Becoming my own teacher.
Folks that know me know that for years I’ve leveraged Tarot for insight, growth, and self-discovery. I’ve done so for the last seven years, and I continue to encounter epiphanies through the symbols and teachings of this millennia old practice. The Hierophant, traditionally, is a card that represents external and often patriarchal structures - the ingrained beliefs we hold deeply within ourselves - and the stuff we have to unlearn. 2021 was a heirophant year numerologically, and I think a lot of folx were in the process of untangling their inner knowing from the grip of what we’ve been socialized to believe. That’s some deep shit. The Tarot teacher I follow, Lindsay Mack, said, of 2021: “There is no gatekeeper - there is no teacher. This was an awakening around our relationship with the folks that are teaching us.” Oof.

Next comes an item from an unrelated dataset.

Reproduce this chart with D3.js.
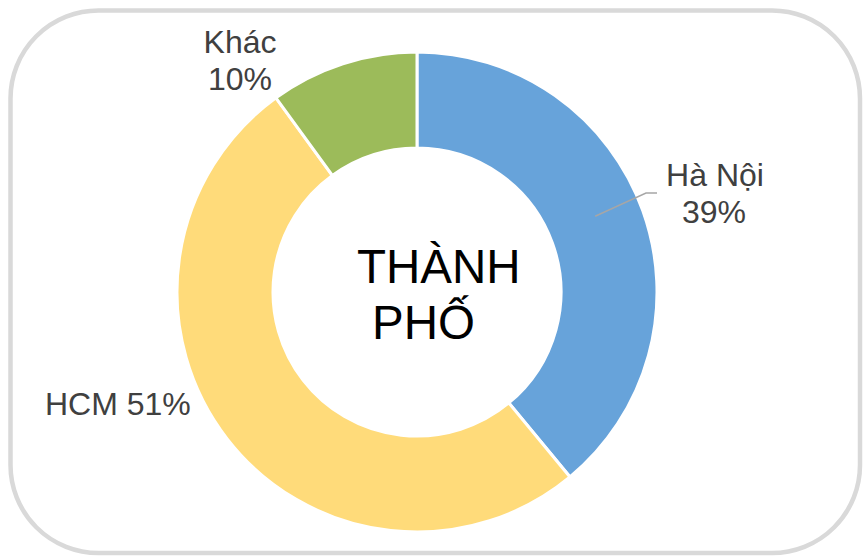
<!DOCTYPE html>
<html>
<head>
<meta charset="utf-8">
<style>
  body { margin: 0; background: #fff; }
  svg { display: block; font-family: Arial, "Liberation Sans", sans-serif; }
</style>
</head>
<body>
<svg width="864" height="556"></svg>
<script src="https://cdn.jsdelivr.net/npm/d3@7"></script>
<script>

// data
var cities = ["Hà Nội", "HCM", "Khác"];
var shares = [39, 51, 10];
var colors = ["#67a3da", "#ffdb7a", "#9cbb5a"];
var centerTitle = ["THÀNH", "PHỐ"];

var svg = d3.select("svg"),
    width = +svg.attr("width"),
    height = +svg.attr("height");

// chart frame
svg.append("rect")
    .attr("x", 10.5)
    .attr("y", 10.5)
    .attr("width", 849.5)
    .attr("height", 542.5)
    .attr("rx", 88)
    .attr("ry", 88)
    .attr("fill", "#fff")
    .attr("stroke", "#d9d9d9")
    .attr("stroke-width", 4.5);

var cx = 417, cy = 292,
    outerR = 240, innerR = 144;

var data = cities.map(function(c, i) { return {name: c, value: shares[i], color: colors[i]}; });

var pie = d3.pie()
    .sort(null)
    .value(function(d) { return d.value; });

var arc = d3.arc()
    .innerRadius(innerR)
    .outerRadius(outerR);

var g = svg.append("g")
    .attr("transform", "translate(" + cx + "," + cy + ")");

var arcs = pie(data);

g.selectAll("path")
  .data(arcs)
  .enter().append("path")
    .attr("d", arc)
    .attr("fill", function(d) { return d.data.color; })
    .attr("stroke", "#fff")
    .attr("stroke-width", 3);

// labels
var labelColor = "#404040";
var labels = svg.append("g")
    .attr("font-size", 32)
    .attr("fill", labelColor)
    .attr("text-anchor", "middle");

function pct(d) { return d.data.value + "%"; }

// Hà Nội with leader line
var hn = arcs[0];
var hnMid = (hn.startAngle + hn.endAngle) / 2;
var pIn = [Math.sin(hnMid) * 200, -Math.cos(hnMid) * 200];
var leader = d3.line()([
  [cx + pIn[0] - 10, cy + pIn[1] - 8],
  [cx + 229, cy - 99],
  [cx + 240, cy - 99]
]);
svg.append("path")
    .attr("d", leader)
    .attr("fill", "none")
    .attr("stroke", "#a6a6a6")
    .attr("stroke-width", 1.5);

labels.append("text").attr("x", 715).attr("y", 186).text(hn.data.name);
labels.append("text").attr("x", 714).attr("y", 223).text(pct(hn));

// HCM
var hcm = arcs[1];
labels.append("text")
    .attr("x", 45).attr("y", 415)
    .attr("text-anchor", "start")
    .text(hcm.data.name + " " + pct(hcm));

// Khác
var kh = arcs[2];
labels.append("text").attr("x", 240).attr("y", 53).text(kh.data.name);
labels.append("text").attr("x", 240).attr("y", 90).text(pct(kh));

// center title
var title = svg.append("g")
    .attr("font-size", 47.5)
    .attr("fill", "#000");
title.append("text").attr("x", 357).attr("y", 283).text(centerTitle[0]);
title.append("text").attr("x", 372).attr("y", 339).text(centerTitle[1]);

</script>
</body>
</html>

While this detangling happens so much internally, my choice to “go out on my own” was an external manifestation of this process. I no longer have an organization to serve, a boss to report to, or an HR department to comply with. I’ll need to make decisions based on my own (and my community’s) intuition, knowledge, and values to determine what is most of service to myself and others. Internally, I, like so many others, am working on rewiring my brain to listen to myself instead of some supposed all knowing structure or teacher. In 2022, I plan to continue the work of clarifying and communicating with is true from the inside out, in right relationship with my mentors and community - alongside them.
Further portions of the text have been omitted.